> **GOAL OF THE EXERCISE**
Each line below must be set down exactly; omit any image you find.

> **SOURCE MATERIAL**
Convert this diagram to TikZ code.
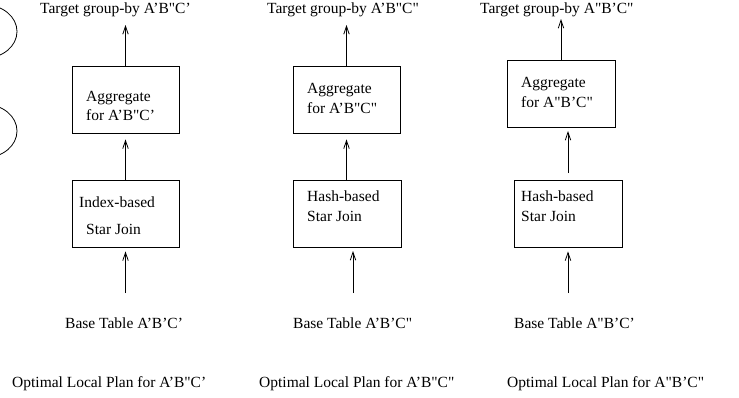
\documentclass[tikz,border=0pt]{standalone}
\usepackage{fontspec}
\newfontfamily\tfam{Liberation Serif}
\usetikzlibrary{arrows.meta}
\begin{document}
\begin{tikzpicture}[x=1pt,y=-1pt,
  box/.style={draw,line width=0.8pt,inner sep=0pt,minimum width=107pt,minimum height=67pt},
  lbl/.style={inner sep=0pt,anchor=base west,font=\tfam\fontsize{15.5}{19}\selectfont},
  arr/.style={line width=0.8pt,-{Straight Barb[length=8pt,width=5.5pt,line width=0.8pt]}}]
\useasboundingbox (0,0) rectangle (739,397);
% partial ellipses at left edge
\begin{scope}
\clip (0,0) rectangle (739,397);
\draw[line width=0.8pt] (-15,31.5) ellipse [x radius=32, y radius=26.6];
\draw[line width=0.8pt] (-15,131) ellipse [x radius=32, y radius=26.6];
\end{scope}
% ---------- column 1 ----------
\node[lbl] (tgt1) at (40,13) {Target group-by A’B"C’};
\node[box] (agg1) at (125.5,99.5) {};
\node[lbl] (agg1a) at (86,101) {Aggregate};
\node[lbl] (agg1b) at (86,120) {for A’B"C’};
\node[box] (join1) at (125.5,213.5) {};
\node[lbl] (join1a) at (79,207) {Index-based};
\node[lbl] (join1b) at (86,234) {Star Join};
\node[lbl] (base1) at (65,328) {Base Table A’B’C’};
\node[lbl] (plan1) at (12,387) {Optimal Local Plan for A’B"C’};
\coordinate (t1) at (125.5,25);
\coordinate (s1) at (125.5,293);
\draw[arr] (agg1.north) -- (t1);
\draw[arr] (join1.north) -- ([yshift=-6pt]agg1.south);
\draw[arr] (s1) -- ([yshift=-4pt]join1.south);
% ---------- column 2 ----------
\node[lbl] (tgt2) at (267,13) {Target group-by A’B"C"};
\node[box] (agg2) at (346.5,99.5) {};
\node[lbl] (agg2a) at (307,93) {Aggregate};
\node[lbl] (agg2b) at (307,113) {for A’B"C"};
\node[box,minimum width=108pt] (join2) at (347,213.5) {};
\node[lbl] (join2a) at (307,201) {Hash-based};
\node[lbl] (join2b) at (307,221) {Star Join};
\node[lbl] (base2) at (293,328) {Base Table A’B’C"};
\node[lbl] (plan2) at (259,387) {Optimal Local Plan for A’B"C"};
\coordinate (t2) at (346.5,25);
\coordinate (s2) at (353,293);
\coordinate (e2) at (353,251);
\draw[arr] (agg2.north) -- (t2);
\draw[arr] (join2.north -| agg2.north) -- ([yshift=-6pt]agg2.south);
\draw[arr] (s2) -- (e2);
% ---------- column 3 ----------
\node[lbl] (tgt3) at (480,13) {Target group-by A"B’C"};
\node[box,minimum width=108pt] (agg3) at (561,93.5) {};
\node[lbl] (agg3a) at (521,87) {Aggregate};
\node[lbl] (agg3b) at (521,107) {for A"B’C"};
\node[box,minimum width=108pt] (join3) at (568,213.5) {};
\node[lbl] (join3a) at (521,201) {Hash-based};
\node[lbl] (join3b) at (521,221) {Star Join};
\node[lbl] (base3) at (514,328) {Base Table A"B’C’};
\node[lbl] (plan3) at (507,387) {Optimal Local Plan for A"B’C"};
\coordinate (t3) at (561,19);
\coordinate (m3) at (568,173);
\coordinate (e3) at (568,131);
\coordinate (s3) at (568,293);
\draw[arr] (agg3.north) -- (t3);
\draw[arr] (m3) -- (e3);
\draw[arr] (s3) -- ([yshift=-4pt]join3.south);
\end{tikzpicture}
\end{document}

> **WRITTEN RESPONSE**
Convert this diagram to TikZ code.
\documentclass[tikz,border=0pt]{standalone}
\usepackage{fontspec}
\newfontfamily\tfam{Liberation Serif}
\usetikzlibrary{arrows.meta}
\begin{document}
\begin{tikzpicture}[x=1pt,y=-1pt,
  box/.style={draw,line width=0.8pt,inner sep=0pt,minimum width=107pt,minimum height=67pt},
  lbl/.style={inner sep=0pt,anchor=base west,font=\tfam\fontsize{15.5}{19}\selectfont},
  arr/.style={line width=0.8pt,-{Straight Barb[length=8pt,width=5.5pt,line width=0.8pt]}}]
\useasboundingbox (0,0) rectangle (739,397);
% partial ellipses at left edge
\begin{scope}
\clip (0,0) rectangle (739,397);
\draw[line width=0.8pt] (-15,31.5) ellipse [x radius=32, y radius=26.6];
\draw[line width=0.8pt] (-15,131) ellipse [x radius=32, y radius=26.6];
\end{scope}
% ---------- column 1 ----------
\node[lbl] (tgt1) at (40,13) {Target group-by A’B"C’};
\node[box] (agg1) at (125.5,99.5) {};
\node[lbl] (agg1a) at (86,101) {Aggregate};
\node[lbl] (agg1b) at (86,120) {for A’B"C’};
\node[box] (join1) at (125.5,213.5) {};
\node[lbl] (join1a) at (79,207) {Index-based};
\node[lbl] (join1b) at (86,234) {Star Join};
\node[lbl] (base1) at (65,328) {Base Table A’B’C’};
\node[lbl] (plan1) at (12,387) {Optimal Local Plan for A’B"C’};
\coordinate (t1) at (125.5,25);
\coordinate (s1) at (125.5,293);
\draw[arr] (agg1.north) -- (t1);
\draw[arr] (join1.north) -- ([yshift=-6pt]agg1.south);
\draw[arr] (s1) -- ([yshift=-4pt]join1.south);
% ---------- column 2 ----------
\node[lbl] (tgt2) at (267,13) {Target group-by A’B"C"};
\node[box] (agg2) at (346.5,99.5) {};
\node[lbl] (agg2a) at (307,93) {Aggregate};
\node[lbl] (agg2b) at (307,113) {for A’B"C"};
\node[box,minimum width=108pt] (join2) at (347,213.5) {};
\node[lbl] (join2a) at (307,201) {Hash-based};
\node[lbl] (join2b) at (307,221) {Star Join};
\node[lbl] (base2) at (293,328) {Base Table A’B’C"};
\node[lbl] (plan2) at (259,387) {Optimal Local Plan for A’B"C"};
\coordinate (t2) at (346.5,25);
\coordinate (s2) at (353,293);
\coordinate (e2) at (353,251);
\draw[arr] (agg2.north) -- (t2);
\draw[arr] (join2.north -| agg2.north) -- ([yshift=-6pt]agg2.south);
\draw[arr] (s2) -- (e2);
% ---------- column 3 ----------
\node[lbl] (tgt3) at (480,13) {Target group-by A"B’C"};
\node[box,minimum width=108pt] (agg3) at (561,93.5) {};
\node[lbl] (agg3a) at (521,87) {Aggregate};
\node[lbl] (agg3b) at (521,107) {for A"B’C"};
\node[box,minimum width=108pt] (join3) at (568,213.5) {};
\node[lbl] (join3a) at (521,201) {Hash-based};
\node[lbl] (join3b) at (521,221) {Star Join};
\node[lbl] (base3) at (514,328) {Base Table A"B’C’};
\node[lbl] (plan3) at (507,387) {Optimal Local Plan for A"B’C"};
\coordinate (t3) at (561,19);
\coordinate (m3) at (568,173);
\coordinate (e3) at (568,131);
\coordinate (s3) at (568,293);
\draw[arr] (agg3.north) -- (t3);
\draw[arr] (m3) -- (e3);
\draw[arr] (s3) -- ([yshift=-4pt]join3.south);
\end{tikzpicture}
\end{document}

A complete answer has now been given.